Influence of Light Intensity
The curing process is also influenced by the intensity of the lamp. Commercially available LED lamps for adhesive curing have an intensity of up to 12,000 milliwatts per square centimeter (mW/cm²).
The major advantage of such high intensities is that they help reduce process times—even for the most difficult bonding tasks, such as when there’s a long distance between the light source and components to be bonded. High intensities also come in handy when thick layers of adhesive must be cured quickly or when the adhesive is between partially transparent components.
These are not the only advantages of high-intensity lamps. The lamp’s lifetime can be increased beyond the manufacturer’s specifications if full LED intensity is not required and curing takes place at lower intensities. By presetting the power, the intensity for LED lamps can be continuously adjusted between 0 and 100 percent.
When selecting an intensity level, it’s important to look at the overall process. It’s not always beneficial to use particularly high intensities, since they may, in some cases, lead to improper curing.
Engineers must consider the working distance, the transmittance of the components, and the thickness of the adhesive. For example, the intensity reaching the component to be bonded depends on the distance between the light source and component. The smaller the working distance, the narrower the light intensity profile or the higher the intensity.
This effect is even more significant for spot lamps than for area lamps. With a spot lamp, a change in distance of just 2 millimeters can make a clear difference. As a general rule of thumb, if the working distance is doubled, the intensity decreases by a factor of four.
The industry distinguishes between two lamp types: spot lamps and area lamps. Spot lamps are used for punctiform or linear bonding, as is often the case in the production of microelectronics. Area lamps are chosen for batch exposure of large surfaces, such as displays or a large number of components at the same time (sealing microswitches, for example). So, depending on the application, different lamps may serve the purpose best.
Area lamps enable simultaneous exposure of large surfaces or continuous exposure in long production lines. When designing production lines, it is advisable to provide for area lamps that can be arrayed modularly in different ways without creating shadows, which can occur if the housing is larger than the exposed area.
The goal should always be to expose the entire surface to be bonded with the same intensity. When large areas are exposed, it’s crucial to ensure stress-free curing of the adhesive to prevent warpage. Only a homogeneous exposure can ensure that the adhesive cures evenly and completely in all areas and achieves the properties required for the application.
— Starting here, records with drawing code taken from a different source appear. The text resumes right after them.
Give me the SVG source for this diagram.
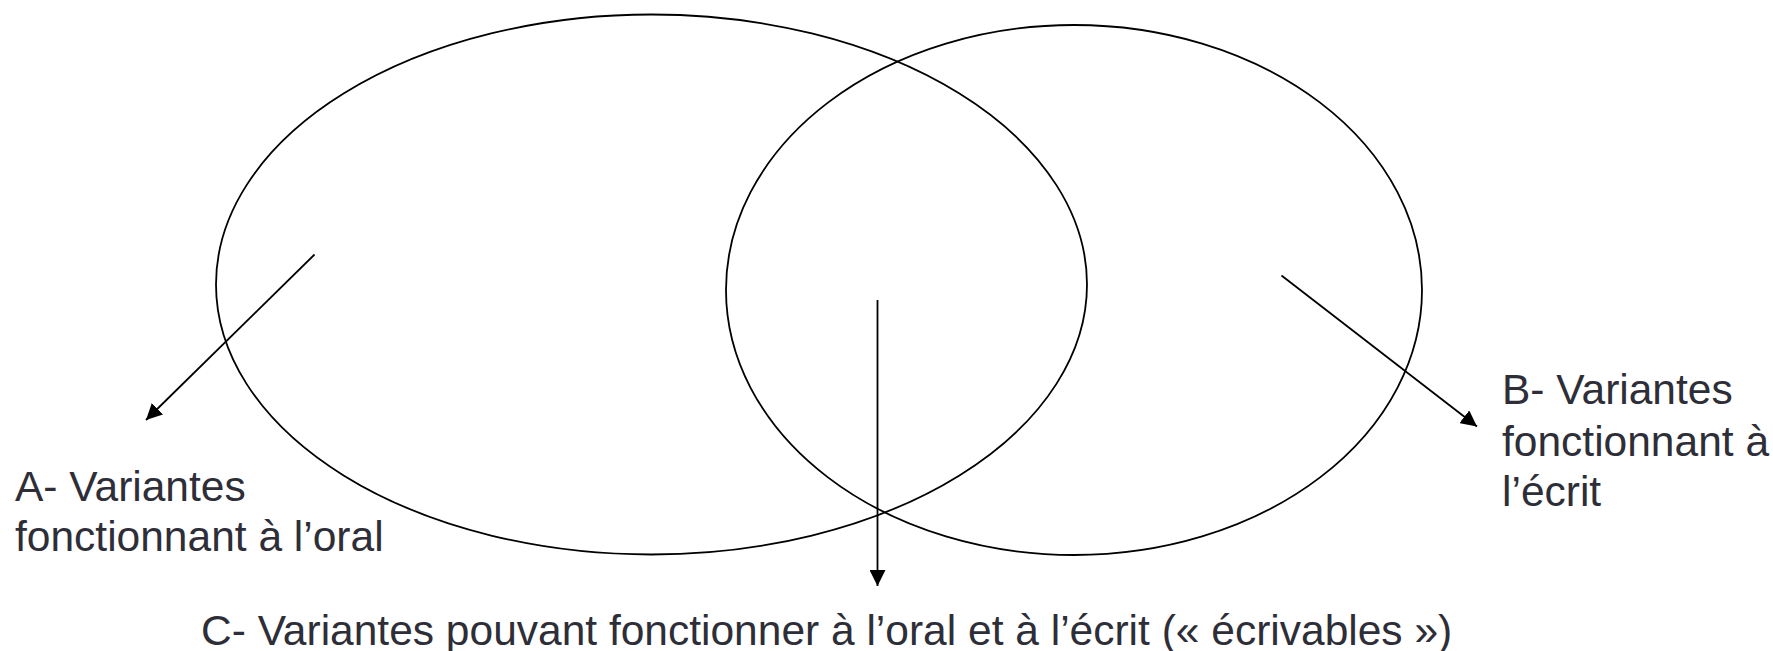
<svg xmlns="http://www.w3.org/2000/svg" width="1773" height="651" viewBox="0 0 1773 651">
  <defs>
    <marker id="arrow" markerUnits="userSpaceOnUse" markerWidth="16" markerHeight="16" refX="16" refY="8" orient="auto">
      <path d="M0,0 L16,8 L0,16 z" fill="#000"/>
    </marker>
    <style>
      .set { fill: none; stroke: #000; stroke-width: 1.8; }
      .conn { fill: none; stroke: #000; stroke-width: 1.8; marker-end: url(#arrow); }
      .lbl { font-family: "Liberation Sans", Arial, sans-serif; font-size: 42.5px; fill: #2e2e38; }
    </style>
  </defs>
  <rect width="1773" height="651" fill="#fff"/>
  <g id="set-oral">
    <ellipse class="set" cx="651.5" cy="284.5" rx="435.5" ry="270"/>
  </g>
  <g id="set-ecrit">
    <ellipse class="set" cx="1074" cy="290" rx="348" ry="265"/>
  </g>
  <g id="connectors">
    <line class="conn" x1="314.5" y1="254.5" x2="146" y2="420"/>
    <line class="conn" x1="1281.5" y1="275.5" x2="1477" y2="426.5"/>
    <line class="conn" x1="877.5" y1="300" x2="877.5" y2="586"/>
  </g>
  <g id="label-a">
    <text class="lbl" x="15" y="501">A- Variantes</text>
    <text class="lbl" x="15" y="551">fonctionnant à l’oral</text>
  </g>
  <g id="label-b">
    <text class="lbl" x="1502" y="404">B- Variantes</text>
    <text class="lbl" x="1502" y="456">fonctionnant à</text>
    <text class="lbl" x="1502" y="506">l’écrit</text>
  </g>
  <g id="label-c">
    <text class="lbl" x="201" y="645">C- Variantes pouvant fonctionner à l’oral et à l’écrit (« écrivables »)</text>
  </g>
</svg>
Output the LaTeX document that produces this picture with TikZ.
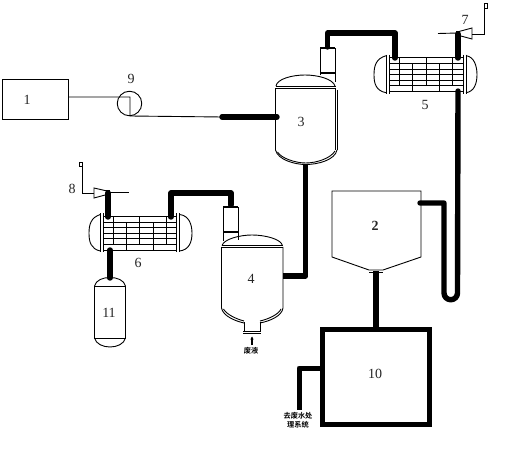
\documentclass[tikz,border=0pt]{standalone}
\usepackage{fontspec}
\usetikzlibrary{arrows.meta}
\setmainfont{Liberation Serif}
\newfontfamily\cjkfont{Noto Sans CJK SC}[BoldFont={* Bold}]
\tikzset{
  thin line/.style={draw=black,line width=0.9pt},
  wall/.style={draw=black,line width=1.6pt},
  pipe/.style={draw=black,line width=5.4pt,line cap=round,line join=round},
  num/.style={inner sep=0pt,font=\fontsize{14}{14}\selectfont,text=black!85},
  note/.style={inner sep=0pt,align=center,font=\cjkfont\bfseries\fontsize{7.2}{9}\selectfont},
}
\newcommand{\exchanger}[6]{% left, right, top, bottom, lefthead, righthead
  \draw[thin line] (#1,#3) rectangle (#2,#4);
  \draw[thin line] (#1-3,#3-3) -- (#1-3,#4+2) (#1,#3-3) -- (#1,#4+2);
  \draw[thin line] (#2,#3-3) -- (#2,#4+2) (#2+3,#3-3) -- (#2+3,#4+2);
  \draw[thin line] (#1-3,#3-2) .. controls (#5+2,#3+1) and (#5,{#3+8}) .. (#5,{(#3+#4)/2}) .. controls (#5,{#4-8}) and (#5+2,#4-1) .. (#1-3,#4+1);
  \draw[thin line] (#2+3,#3-2) .. controls (#6-3,#3-1) and (#6,{#3+8}) .. (#6,{(#3+#4)/2}) .. controls (#6,{#4-8}) and (#6-3,#4) .. (#2+3,#4+1);
  \foreach \f in {0.167,0.34,0.5,0.66,0.83}
    \draw[thin line] (#1,{#3+\f*(#4-#3)}) -- (#2,{#3+\f*(#4-#3)});
  \foreach \f in {0.14,0.5,0.86}
    \draw[thin line] ({#1+\f*(#2-#1)},#3) -- ({#1+\f*(#2-#1)},{#3+0.83*(#4-#3)});
  \foreach \f in {0.32,0.68}
    \draw[thin line] ({#1+\f*(#2-#1)},{#3+0.167*(#4-#3)}) -- ({#1+\f*(#2-#1)},#4);
}
\begin{document}
\begin{tikzpicture}[x=1pt,y=-1pt]
\useasboundingbox (0,0) rectangle (517,449);
\fill[white] (0,0) rectangle (517,449);

% --- named ports
\coordinate (a1) at (68,97);
\coordinate (p9a) at (130,97);
\coordinate (p9b) at (130,116);
\coordinate (t1) at (222,117);
\coordinate (v3in) at (277,117);
\coordinate (c3top) at (327.5,47);
\coordinate (e5a) at (395,58);
\coordinate (e5b) at (458,58);
\coordinate (e5c) at (458,91);
\coordinate (f7) at (458,34);
\coordinate (v3out) at (305.7,165);
\coordinate (v4out) at (283,276);
\coordinate (c4top) at (231,205);
\coordinate (e6a) at (171,217);
\coordinate (e6b) at (108,217);
\coordinate (e6c) at (110,250);
\coordinate (f8) at (108,193);
\coordinate (v11) at (110,278);
\coordinate (h2out) at (376,271);
\coordinate (h2in) at (420,203);
\coordinate (b10top) at (376,328);
\coordinate (b10left) at (321,368);
\coordinate (w10) at (299,410);

% --- box 1 and pump 9
\node[draw=black,line width=0.9pt,minimum width=66pt,minimum height=40pt,inner sep=0pt] (b1) at (35,99) {};
\node[draw=black,line width=0.9pt,circle,minimum size=24.5pt,inner sep=0pt] (p9) at (129.5,103.5) {};
\draw[thin line] (a1) -- (p9a) -- (p9b) -- (t1);

% --- vessel 3
\draw[wall] (275.5,88) -- (275.5,150);
\draw[thin line] (275.5,150) .. controls (278,160) and (295,164.5) .. (305.7,164.5) .. controls (318,164.5) and (335,160) .. (337,150);
\draw[thin line] (277.5,152) .. controls (281,158) and (295,163) .. (305.7,163) .. controls (317,163) and (331,158) .. (335,151);
\draw[thin line] (335.5,88) -- (335.5,150) (337.5,90) -- (337.5,150);
\draw[thin line] (275.5,86) -- (336,86) (275.5,88) -- (336,88);
\draw[thin line] (276,86) .. controls (277,79) and (292,75) .. (305,75) .. controls (318,75) and (333,79) .. (335,86);
% condenser on vessel 3
\draw[thin line] (320,48) rectangle (335,73);
\draw[thin line] (335,73) -- (335,82) (320,73) -- (320,75);
\draw[line width=1.3pt] (320,48) -- (335,48) (320,73) -- (335,73);

% --- exchanger 5
\exchanger{389}{463}{57.7}{91.7}{374}{477}

% --- fan 7
\draw[thin line] (459,31.5) -- (472,28) -- (472,39) -- (459,35.5) -- cycle;
\node[draw=black,line width=0.8pt,minimum size=3pt,inner sep=0pt] (s7) at (458,33) {};
\draw[thin line] (438,33.5) -- (s7);
\draw[thin line] (472,34) -- (484.3,34) -- (484.3,8);
\node[draw=black,line width=0.8pt,minimum width=3pt,minimum height=5pt,inner sep=0pt] (f7flag) at (485.5,5.5) {};

% --- vessel 4
\draw[wall] (221.5,247) -- (221.5,308);
\draw[thin line] (221.5,308) .. controls (223,316) and (235,321) .. (244,323);
\draw[thin line] (283,247) -- (283,308) .. controls (282,316) and (270,321) .. (260,323);
\draw[thin line] (223.5,309) .. controls (226,314) and (236,319) .. (244,321);
\draw[thin line] (281,309) .. controls (279,314) and (269,319) .. (260,321);
\draw[thin line] (221.5,245.5) -- (283,245.5) (221.5,247.5) -- (283,247.5);
\draw[thin line] (222,245.5) .. controls (224,239) and (240,235) .. (252,235) .. controls (265,235) and (281,239) .. (282.5,245.5);
\draw[thin line] (244,322) -- (244,331) (260,322) -- (260,331);
\draw[thin line] (243,331.5) -- (261,331.5) (243,333.5) -- (261,333.5);
\draw[line width=1.6pt,-{Stealth[length=3pt,width=3pt]}] (252,345) -- (252,336.5);
% condenser on vessel 4
\draw[thin line] (223,207) rectangle (238,232);
\draw[thin line] (238,232) -- (238,240) (223,232) -- (223,241);
\draw[line width=1.3pt] (223,207) -- (238,207) (223,232) -- (238,232);

% --- exchanger 6
\exchanger{103.3}{176.5}{216.5}{250}{89}{192}

% --- fan 8
\draw[thin line] (94,188) -- (107,191) -- (107,194.5) -- (94,198) -- cycle;
\node[draw=black,line width=0.8pt,minimum size=3pt,inner sep=0pt] (s8) at (108,192) {};
\draw[thin line] (s8) -- (129,192);
\draw[thin line] (94,193.5) -- (82,193.5) -- (82,167);
\node[draw=black,line width=0.8pt,minimum width=3.5pt,minimum height=4pt,inner sep=0pt] (f8flag) at (81,164.5) {};

% --- vessel 11
\draw[thin line] (94.5,286) rectangle (125.5,338);
\draw[thin line] (94.5,286) .. controls (96,280) and (103,277.5) .. (110,277.5) .. controls (117,277.5) and (124,280) .. (125.5,286);
\draw[thin line] (94.5,338) .. controls (96,344) and (103,347) .. (110,347) .. controls (117,347) and (124,344) .. (125.5,338);

% --- hopper 2
\draw[thin line] (332,191) -- (421,191) -- (421,257) -- (383,270) -- (369,270) -- (332,257) -- cycle;
\draw[thin line] (369,272) -- (383,272);

% --- box 10
\node[draw=black,line width=5pt,minimum width=107pt,minimum height=95pt,inner sep=0pt] (b10) at (376,377) {};

% --- pipes
\draw[pipe] (t1) -- (v3in);
\draw[pipe] (c3top) |- (395,33) -- (e5a);
\draw[pipe] (e5b) -- (f7);
\draw[pipe] (e5c) -- (457.5,293) arc[start angle=0,end angle=180,radius=6.75] -- (444,210) |- (h2in);
\draw[pipe,line cap=butt] (v3out) -- (305.7,276) -- (v4out);
\draw[pipe] (c4top) |- (171,193) -- (e6a);
\draw[pipe] (e6b) -- (f8);
\draw[pipe] (e6c) -- (v11);
\draw[pipe,line cap=butt] (h2out) -- (b10top);
\draw[pipe,line cap=butt,line width=5pt] (b10left) -| (299,373) -- (w10);

% --- labels
\node[num] (n1) at (27,100) {1};
\node[num] (n9) at (131,79) {9};
\node[num] (n3) at (301,122) {3};
\node[num] (n5) at (425,105) {5};
\node[num] (n7) at (465,20) {7};
\node[num] (n8) at (72,189) {8};
\node[num] (n6) at (138,263) {6};
\node[num] (n4) at (251,279) {4};
\node[num] (n11) at (109,313) {11};
\node[num,font=\bfseries\fontsize{14}{14}\selectfont] (n2) at (375,226) {2};
\node[num] (n10) at (375,374) {10};
\node[note] (waste) at (251,351) {废液};
\node[note] (ww) at (298,420) {去废水处\\理系统};
\end{tikzpicture}
\end{document}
Lower-quality lamps often have an inhomogeneous exposure profile due to cheap optics and LEDs, so that light intensity at the center of the bulb is high, but drops off at the edges. The consequences are poor adhesive properties or even component failure.
Spot lamps are usually chosen when surfaces of only a few square millimeters must be cured. Most spot lamps use focusing optics that can be swapped out by the user. Thus, spot sizes of different diameters and intensities can be realized, depending on what is best suited for the specific application. Spot lamps are usually cooled passively, but some lamps are equipped with a maintenance-free, water-based cooling system.
Minimal contamination, erroneous parameter changes or the failure of an LED can affect the intensity of LED lamps. To ensure homogeneous exposure and high bonding quality, the intensity of the various lamp heads must be checked regularly. Spectrometers can be used for this purpose.
UV-curing adhesives, in combination with powerful lamp technology, enable fast curing processes, provided that all parameters have been properly tuned. For optimally designed processes, it’s essential to look at the overall system, including the adhesive, the curing lamp (wavelength, intensity and type), the components, and the production line itself. In addition, engineers should choose a lamp type that can accommodate changes in product design or production volume.